Tags

, ,

During my earlier work as a consultant and in my todays job as a technical supporter to the development team I encountered various SQL & PL/SQL antipatterns. I would like to share some of them with you.

The first antipattern is the “check existance by doing a complete count” pattern.


How do we check whether a particular value exists in a table?

E.g. we would like to know whether there is a person in UK or DE which earns at least 80% of the maximum salary defined by the job. If we found that kind of rows, we would have to call a given procedure.

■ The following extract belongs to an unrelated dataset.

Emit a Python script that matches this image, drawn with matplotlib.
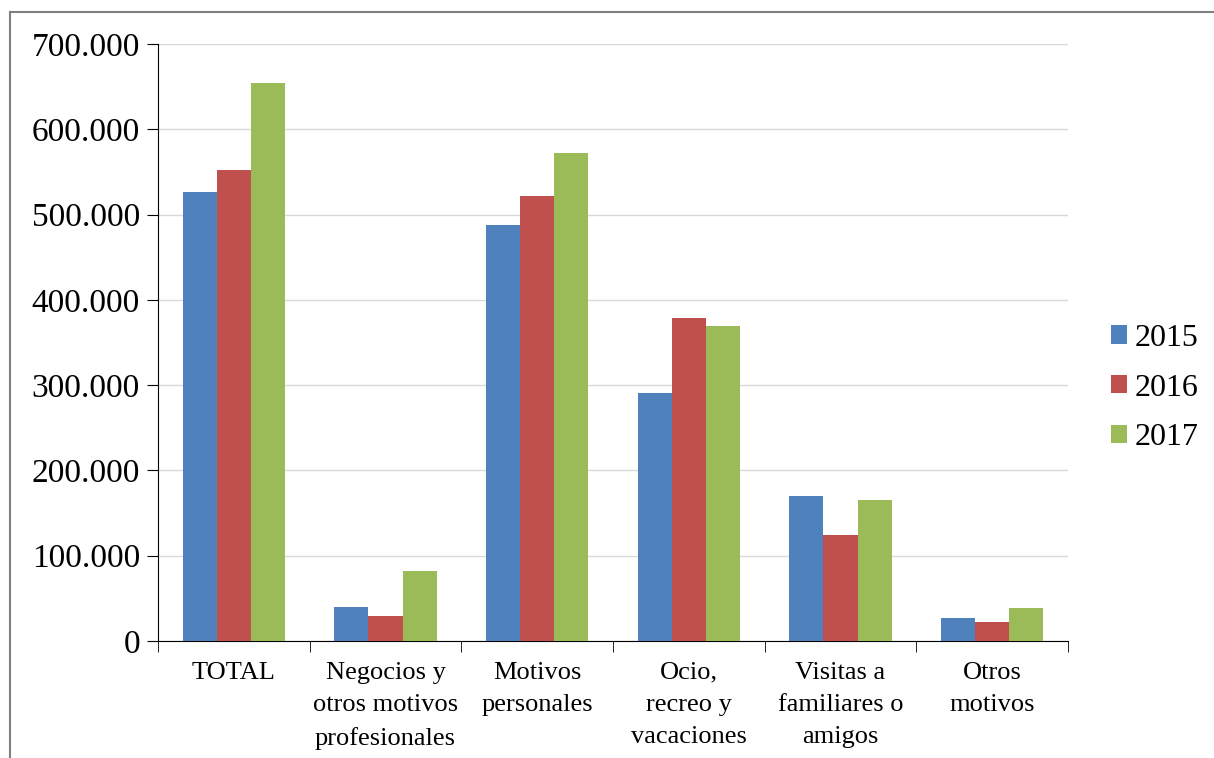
import matplotlib
matplotlib.use("Agg")
import matplotlib.pyplot as plt
import numpy as np
from matplotlib.lines import Line2D
from matplotlib.ticker import FuncFormatter, FixedLocator

categories = ["TOTAL", "Negocios y\notros motivos\nprofesionales", "Motivos\npersonales",
              "Ocio,\nrecreo y\nvacaciones", "Visitas a\nfamiliares o\namigos", "Otros\nmotivos"]
years = ["2015", "2016", "2017"]
v2015 = [526000, 40000, 488000, 291000, 170000, 27000]
v2016 = [552000, 29000, 522000, 379000, 124000, 22000]
v2017 = [654000, 82000, 572000, 369000, 165000, 39000]
colors = ["#4F81BD", "#C0504D", "#9BBB59"]

plt.rcParams['font.family'] = ['Liberation Serif', 'DejaVu Serif']

fig = plt.figure(figsize=(12.14, 7.58), dpi=100)
W, H = 1214, 758
ax = fig.add_axes([158 / W, 1 - 641 / H, (1068 - 158) / W, (641 - 44) / H])

x = np.arange(len(categories))
bw = 0.225
for i, (vals, c, y) in enumerate(zip([v2015, v2016, v2017], colors, years)):
    ax.bar(x + (i - 1) * bw, vals, bw, color=c, label=y, zorder=3)

ax.set_xlim(-0.5, len(categories) - 0.5)
ax.set_ylim(0, 700000)
ax.set_yticks(np.arange(0, 700001, 100000))
ax.yaxis.set_major_formatter(FuncFormatter(lambda v, p: "0" if v == 0 else f"{int(v):,}".replace(",", ".")))
ax.grid(axis='y', color='#D9D9D9', linewidth=1, zorder=0)
ax.tick_params(axis='y', labelsize=24, length=8, direction='out', color='black', pad=5)

ax.set_xticks(x)
ax.set_xticklabels(categories, fontsize=19)
for t in ax.get_xticklabels():
    t.set_linespacing(1.6)
ax.tick_params(axis='x', which='major', length=0, pad=15)
ax.xaxis.set_minor_locator(FixedLocator(np.arange(-0.5, len(categories))))
ax.tick_params(axis='x', which='minor', length=8, direction='out', color='black')

for s in ['top', 'right']:
    ax.spines[s].set_visible(False)
ax.spines['left'].set_color('black')
ax.spines['bottom'].set_color('black')

leg = ax.legend(loc='center left', bbox_to_anchor=(1111 / W, 1 - 388 / H),
                bbox_transform=fig.transFigure, frameon=False, fontsize=23,
                borderpad=0, borderaxespad=0,
                handlelength=0.5, handleheight=0.5, handletextpad=0.25, labelspacing=0.65)

# outer border (gray)
fig.add_artist(Line2D([10 / W, 10 / W], [0, 1 - 12 / H], color='#808080', linewidth=1.5))
fig.add_artist(Line2D([10 / W, 1], [1 - 12 / H, 1 - 12 / H], color='#808080', linewidth=1.5))

fig.savefig("out.png", dpi=100)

An anti-pattern that can be often found to solve this kind of question, is reading way to many rows to take your decision.

...
   select count(*)
     into L_Counter
     from EMPLOYEES   e
     join JOBS        j on (j.JOB_ID        = e.JOB_ID)
     join DEPARTMENTS d on (d.DEPARTMENT_ID = e.DEPARTMENT_ID)
     join LOCATIONS   l on (l.LOCATION_ID   = d.LOCATION_ID)
    where e.SALARY > (j.MAX_SALARY * .8)
      and l.COUNTRY_ID in ('DE','UK');

   if L_Counter > 0 then
      procedure1();
   end if;
...

To reduce the number of rows to be read, we should add a rownum filter to stop searching as soon as we found a hit.

...
   select count(*)
     into L_Counter
     from EMPLOYEES   e
     join JOBS        j on (j.JOB_ID        = e.JOB_ID)
     join DEPARTMENTS d on (d.DEPARTMENT_ID = e.DEPARTMENT_ID)
     join LOCATIONS   l on (l.LOCATION_ID   = d.LOCATION_ID)
    where e.SALARY > (j.MAX_SALARY * .8)
      and l.COUNTRY_ID in ('DE','UK')
      and rownum = 1;

if L_Counter > 0 then
   procedure1();
end if;
...

A different approach would be to use a subquery to answer the question connecting it to dual using an EXIST clause. One of the main differences to the count/rownum approach is, that this kind of query may raise a no_data_found exception and we therefore do not have to check a counter variable. We can rely on a “normal continuation” if a row was found. If no row exists an exception will be raised.

...
   begin
      select 1
        into L_Counter
        from dual
       where exists (select 'Employee with > 80% salary in UK/DE found'
                       from EMPLOYEES   e
                       join JOBS        j on (j.JOB_ID        = e.JOB_ID)
                       join DEPARTMENTS d on (d.DEPARTMENT_ID = e.DEPARTMENT_ID)
                       join LOCATIONS   l on (l.LOCATION_ID   = d.LOCATION_ID)
                      where e.SALARY > (j.MAX_SALARY * .8)
                        and l.COUNTRY_ID in ('DE','UK'))

      procedure1();
   exception
      when no_data_found then
         ...
   end;
...


To update or not to update?

Nowadays the question whether to insert or update a row can easily be solved using the merge command. However I came accross situations where the insert had to be done using an API whilst the update was done directly.

Situations like that are another place where you can find the “check existance by count”-antipattern.

...
   select count(*)
     into L_Counter
     from EMPLOYEES   e
    where e.EMPLOYEE_ID = in_emprec.employee_id;

   if L_Counter > 0 then
      update EMPLOYEES e
         set ...
       where e.EMPLOYEE_ID = in_emprec.employee_id;
   else
      InsertEmployee(in_emprec => in_emprec);
   end if;
...

This solution has two problems:

  1. In case of an update we need to process the employees table twice (first for the count, second for the update)
  2. We ignore the fact, that between the count and the follow-up action the situation could change due to data manipulations done by other sessions.

As a solution for the insert or update question (if no merge is possible) my suggestion would be to try the update and do the API call if the update command ended in updating 0 rows.

...
   update EMPLOYEES e
      set ...
    where e.EMPLOYEE_ID = in_emprec.employee_id;
   
   if SQL%ROWCOUNT = 0 then
      InsertEmployee(in_emprec => in_emprec);
   end if;
...

Or (even better) thinking about handling update/insert in the API using a merge command.


Testing nested tables for existence of an element

A way of testing existance of elements I see quite often is the “SQL way”.  The collection is scanned with a SQL doing a count(*) (without stop key). Maybe this has been an evolutionary way a couple of years ago, but today …

...
   select count(*)
     into L_Count
     from table(L_NestedTable)
    where column_value = L_Value;
 
    if (L_COUNT > 0) then
...

Today the easiest way is to use MEMBER OF to check for existens of an certain element in a nested table.

...
   if L_value member of L_NestedTable then
...

Conclusion

Knowing bad habits is the best way to avoid them.

Most of the examples I found are based on:

  • copy/paste coding
  • sticking to things that worked in the past (without questioning them)
  • ignoring new features

This (and the other posts on the anti-patterns) should be a help to get over them.